Exercise objective: Restate the whole of the material. Keep every word, and drop the pictures.

● ● ● ● ●

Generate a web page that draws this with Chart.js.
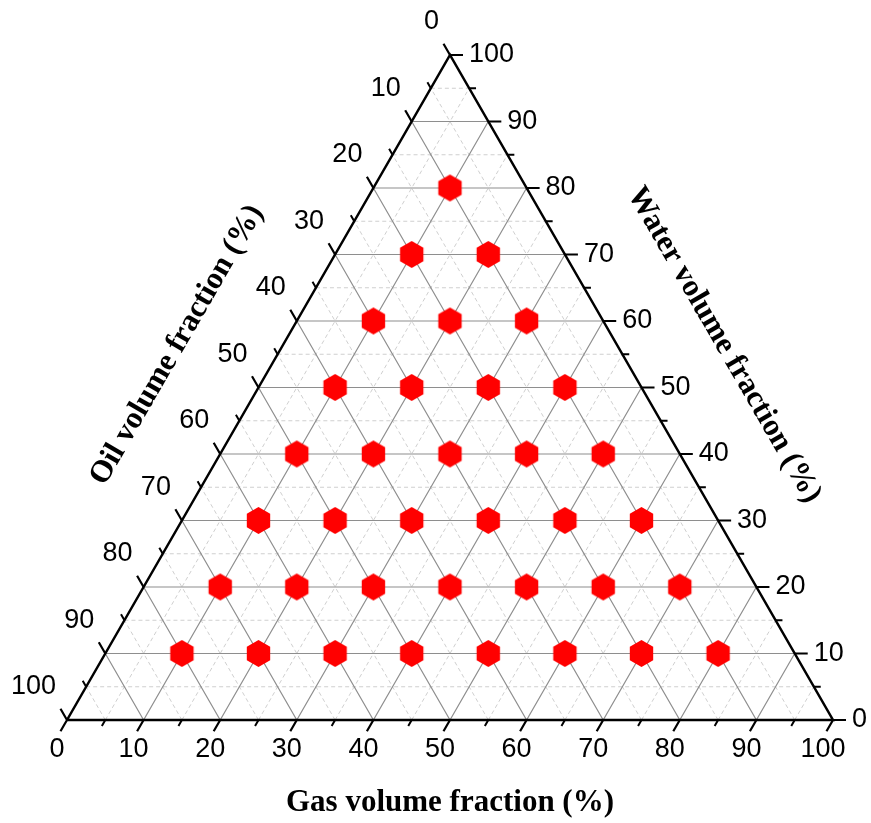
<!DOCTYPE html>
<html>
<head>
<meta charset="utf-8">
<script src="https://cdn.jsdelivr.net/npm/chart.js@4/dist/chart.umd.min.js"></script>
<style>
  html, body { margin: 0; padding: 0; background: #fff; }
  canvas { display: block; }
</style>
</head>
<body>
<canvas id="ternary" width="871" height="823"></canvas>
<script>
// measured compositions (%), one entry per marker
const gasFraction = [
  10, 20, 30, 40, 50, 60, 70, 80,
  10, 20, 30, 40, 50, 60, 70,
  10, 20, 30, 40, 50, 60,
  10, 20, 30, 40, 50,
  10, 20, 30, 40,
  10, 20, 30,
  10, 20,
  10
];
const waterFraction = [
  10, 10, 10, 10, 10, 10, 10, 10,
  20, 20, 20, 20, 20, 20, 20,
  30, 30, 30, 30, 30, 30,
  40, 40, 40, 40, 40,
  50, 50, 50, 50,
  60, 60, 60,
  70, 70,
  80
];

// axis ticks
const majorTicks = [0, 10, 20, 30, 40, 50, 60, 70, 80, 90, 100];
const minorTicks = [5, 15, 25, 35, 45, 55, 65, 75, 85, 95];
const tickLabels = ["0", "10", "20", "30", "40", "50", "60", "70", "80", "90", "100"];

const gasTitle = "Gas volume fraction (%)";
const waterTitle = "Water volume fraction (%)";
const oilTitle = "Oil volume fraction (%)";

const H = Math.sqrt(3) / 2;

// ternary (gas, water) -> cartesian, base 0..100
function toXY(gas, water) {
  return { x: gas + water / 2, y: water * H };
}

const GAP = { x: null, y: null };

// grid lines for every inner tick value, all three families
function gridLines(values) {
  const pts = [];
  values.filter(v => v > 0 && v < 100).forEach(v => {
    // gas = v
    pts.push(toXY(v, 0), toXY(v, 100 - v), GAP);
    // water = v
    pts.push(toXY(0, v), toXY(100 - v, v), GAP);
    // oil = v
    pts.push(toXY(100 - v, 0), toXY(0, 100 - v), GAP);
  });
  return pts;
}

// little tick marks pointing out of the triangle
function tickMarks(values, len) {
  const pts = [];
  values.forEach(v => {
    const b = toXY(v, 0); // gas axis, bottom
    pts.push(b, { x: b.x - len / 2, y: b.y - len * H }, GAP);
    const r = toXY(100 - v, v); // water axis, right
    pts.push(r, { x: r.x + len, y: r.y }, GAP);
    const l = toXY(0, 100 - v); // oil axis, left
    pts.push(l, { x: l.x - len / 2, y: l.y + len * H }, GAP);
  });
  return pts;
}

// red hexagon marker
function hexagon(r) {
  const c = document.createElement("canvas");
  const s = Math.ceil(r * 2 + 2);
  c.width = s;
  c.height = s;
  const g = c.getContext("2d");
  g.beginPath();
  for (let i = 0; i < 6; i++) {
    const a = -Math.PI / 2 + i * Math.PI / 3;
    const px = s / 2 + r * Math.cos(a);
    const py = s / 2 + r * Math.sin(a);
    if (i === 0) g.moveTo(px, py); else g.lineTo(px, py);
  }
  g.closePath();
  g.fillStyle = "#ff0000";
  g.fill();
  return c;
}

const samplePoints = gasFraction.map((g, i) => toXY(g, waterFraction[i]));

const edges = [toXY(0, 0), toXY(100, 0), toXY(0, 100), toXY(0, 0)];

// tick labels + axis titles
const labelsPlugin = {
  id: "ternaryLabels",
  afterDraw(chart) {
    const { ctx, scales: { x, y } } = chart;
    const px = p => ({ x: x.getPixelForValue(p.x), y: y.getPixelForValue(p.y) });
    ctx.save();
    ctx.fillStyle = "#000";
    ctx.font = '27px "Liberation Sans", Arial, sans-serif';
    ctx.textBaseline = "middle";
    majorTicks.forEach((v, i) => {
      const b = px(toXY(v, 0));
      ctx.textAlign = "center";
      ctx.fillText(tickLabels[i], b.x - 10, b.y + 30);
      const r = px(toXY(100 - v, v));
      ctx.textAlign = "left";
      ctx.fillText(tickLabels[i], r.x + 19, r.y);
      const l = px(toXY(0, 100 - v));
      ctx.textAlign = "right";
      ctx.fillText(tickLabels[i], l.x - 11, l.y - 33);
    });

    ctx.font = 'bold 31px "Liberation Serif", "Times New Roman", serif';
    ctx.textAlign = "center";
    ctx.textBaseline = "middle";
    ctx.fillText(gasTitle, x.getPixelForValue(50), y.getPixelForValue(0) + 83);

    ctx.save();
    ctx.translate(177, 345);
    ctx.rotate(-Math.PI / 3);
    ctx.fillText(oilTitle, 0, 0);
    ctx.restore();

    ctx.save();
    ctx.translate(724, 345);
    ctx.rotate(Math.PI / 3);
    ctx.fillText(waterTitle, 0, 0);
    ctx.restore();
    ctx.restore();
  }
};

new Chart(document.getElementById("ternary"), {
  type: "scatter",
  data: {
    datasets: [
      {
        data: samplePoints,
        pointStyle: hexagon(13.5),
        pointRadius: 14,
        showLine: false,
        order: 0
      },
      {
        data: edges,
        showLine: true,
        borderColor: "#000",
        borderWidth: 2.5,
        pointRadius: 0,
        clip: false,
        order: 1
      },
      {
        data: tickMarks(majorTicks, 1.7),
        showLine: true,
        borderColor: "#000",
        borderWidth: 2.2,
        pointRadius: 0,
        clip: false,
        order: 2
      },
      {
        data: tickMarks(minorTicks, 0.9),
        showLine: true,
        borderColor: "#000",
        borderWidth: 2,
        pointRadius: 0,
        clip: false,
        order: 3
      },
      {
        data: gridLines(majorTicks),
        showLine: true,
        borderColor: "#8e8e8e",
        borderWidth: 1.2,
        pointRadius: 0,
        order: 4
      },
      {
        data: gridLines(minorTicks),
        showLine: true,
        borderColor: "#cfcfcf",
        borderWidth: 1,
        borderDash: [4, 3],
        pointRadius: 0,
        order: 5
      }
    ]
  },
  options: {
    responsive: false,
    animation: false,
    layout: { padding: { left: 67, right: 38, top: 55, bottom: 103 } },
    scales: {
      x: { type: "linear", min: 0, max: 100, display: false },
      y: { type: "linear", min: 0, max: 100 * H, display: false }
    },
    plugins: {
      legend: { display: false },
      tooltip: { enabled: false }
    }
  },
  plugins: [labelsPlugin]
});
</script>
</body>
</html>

● ● ● ● ●

Task solution:
Generate a web page that draws this with Chart.js.
<!DOCTYPE html>
<html>
<head>
<meta charset="utf-8">
<script src="https://cdn.jsdelivr.net/npm/chart.js@4/dist/chart.umd.min.js"></script>
<style>
  html, body { margin: 0; padding: 0; background: #fff; }
  canvas { display: block; }
</style>
</head>
<body>
<canvas id="ternary" width="871" height="823"></canvas>
<script>
// measured compositions (%), one entry per marker
const gasFraction = [
  10, 20, 30, 40, 50, 60, 70, 80,
  10, 20, 30, 40, 50, 60, 70,
  10, 20, 30, 40, 50, 60,
  10, 20, 30, 40, 50,
  10, 20, 30, 40,
  10, 20, 30,
  10, 20,
  10
];
const waterFraction = [
  10, 10, 10, 10, 10, 10, 10, 10,
  20, 20, 20, 20, 20, 20, 20,
  30, 30, 30, 30, 30, 30,
  40, 40, 40, 40, 40,
  50, 50, 50, 50,
  60, 60, 60,
  70, 70,
  80
];

// axis ticks
const majorTicks = [0, 10, 20, 30, 40, 50, 60, 70, 80, 90, 100];
const minorTicks = [5, 15, 25, 35, 45, 55, 65, 75, 85, 95];
const tickLabels = ["0", "10", "20", "30", "40", "50", "60", "70", "80", "90", "100"];

const gasTitle = "Gas volume fraction (%)";
const waterTitle = "Water volume fraction (%)";
const oilTitle = "Oil volume fraction (%)";

const H = Math.sqrt(3) / 2;

// ternary (gas, water) -> cartesian, base 0..100
function toXY(gas, water) {
  return { x: gas + water / 2, y: water * H };
}

const GAP = { x: null, y: null };

// grid lines for every inner tick value, all three families
function gridLines(values) {
  const pts = [];
  values.filter(v => v > 0 && v < 100).forEach(v => {
    // gas = v
    pts.push(toXY(v, 0), toXY(v, 100 - v), GAP);
    // water = v
    pts.push(toXY(0, v), toXY(100 - v, v), GAP);
    // oil = v
    pts.push(toXY(100 - v, 0), toXY(0, 100 - v), GAP);
  });
  return pts;
}

// little tick marks pointing out of the triangle
function tickMarks(values, len) {
  const pts = [];
  values.forEach(v => {
    const b = toXY(v, 0); // gas axis, bottom
    pts.push(b, { x: b.x - len / 2, y: b.y - len * H }, GAP);
    const r = toXY(100 - v, v); // water axis, right
    pts.push(r, { x: r.x + len, y: r.y }, GAP);
    const l = toXY(0, 100 - v); // oil axis, left
    pts.push(l, { x: l.x - len / 2, y: l.y + len * H }, GAP);
  });
  return pts;
}

// red hexagon marker
function hexagon(r) {
  const c = document.createElement("canvas");
  const s = Math.ceil(r * 2 + 2);
  c.width = s;
  c.height = s;
  const g = c.getContext("2d");
  g.beginPath();
  for (let i = 0; i < 6; i++) {
    const a = -Math.PI / 2 + i * Math.PI / 3;
    const px = s / 2 + r * Math.cos(a);
    const py = s / 2 + r * Math.sin(a);
    if (i === 0) g.moveTo(px, py); else g.lineTo(px, py);
  }
  g.closePath();
  g.fillStyle = "#ff0000";
  g.fill();
  return c;
}

const samplePoints = gasFraction.map((g, i) => toXY(g, waterFraction[i]));

const edges = [toXY(0, 0), toXY(100, 0), toXY(0, 100), toXY(0, 0)];

// tick labels + axis titles
const labelsPlugin = {
  id: "ternaryLabels",
  afterDraw(chart) {
    const { ctx, scales: { x, y } } = chart;
    const px = p => ({ x: x.getPixelForValue(p.x), y: y.getPixelForValue(p.y) });
    ctx.save();
    ctx.fillStyle = "#000";
    ctx.font = '27px "Liberation Sans", Arial, sans-serif';
    ctx.textBaseline = "middle";
    majorTicks.forEach((v, i) => {
      const b = px(toXY(v, 0));
      ctx.textAlign = "center";
      ctx.fillText(tickLabels[i], b.x - 10, b.y + 30);
      const r = px(toXY(100 - v, v));
      ctx.textAlign = "left";
      ctx.fillText(tickLabels[i], r.x + 19, r.y);
      const l = px(toXY(0, 100 - v));
      ctx.textAlign = "right";
      ctx.fillText(tickLabels[i], l.x - 11, l.y - 33);
    });

    ctx.font = 'bold 31px "Liberation Serif", "Times New Roman", serif';
    ctx.textAlign = "center";
    ctx.textBaseline = "middle";
    ctx.fillText(gasTitle, x.getPixelForValue(50), y.getPixelForValue(0) + 83);

    ctx.save();
    ctx.translate(177, 345);
    ctx.rotate(-Math.PI / 3);
    ctx.fillText(oilTitle, 0, 0);
    ctx.restore();

    ctx.save();
    ctx.translate(724, 345);
    ctx.rotate(Math.PI / 3);
    ctx.fillText(waterTitle, 0, 0);
    ctx.restore();
    ctx.restore();
  }
};

new Chart(document.getElementById("ternary"), {
  type: "scatter",
  data: {
    datasets: [
      {
        data: samplePoints,
        pointStyle: hexagon(13.5),
        pointRadius: 14,
        showLine: false,
        order: 0
      },
      {
        data: edges,
        showLine: true,
        borderColor: "#000",
        borderWidth: 2.5,
        pointRadius: 0,
        clip: false,
        order: 1
      },
      {
        data: tickMarks(majorTicks, 1.7),
        showLine: true,
        borderColor: "#000",
        borderWidth: 2.2,
        pointRadius: 0,
        clip: false,
        order: 2
      },
      {
        data: tickMarks(minorTicks, 0.9),
        showLine: true,
        borderColor: "#000",
        borderWidth: 2,
        pointRadius: 0,
        clip: false,
        order: 3
      },
      {
        data: gridLines(majorTicks),
        showLine: true,
        borderColor: "#8e8e8e",
        borderWidth: 1.2,
        pointRadius: 0,
        order: 4
      },
      {
        data: gridLines(minorTicks),
        showLine: true,
        borderColor: "#cfcfcf",
        borderWidth: 1,
        borderDash: [4, 3],
        pointRadius: 0,
        order: 5
      }
    ]
  },
  options: {
    responsive: false,
    animation: false,
    layout: { padding: { left: 67, right: 38, top: 55, bottom: 103 } },
    scales: {
      x: { type: "linear", min: 0, max: 100, display: false },
      y: { type: "linear", min: 0, max: 100 * H, display: false }
    },
    plugins: {
      legend: { display: false },
      tooltip: { enabled: false }
    }
  },
  plugins: [labelsPlugin]
});
</script>
</body>
</html>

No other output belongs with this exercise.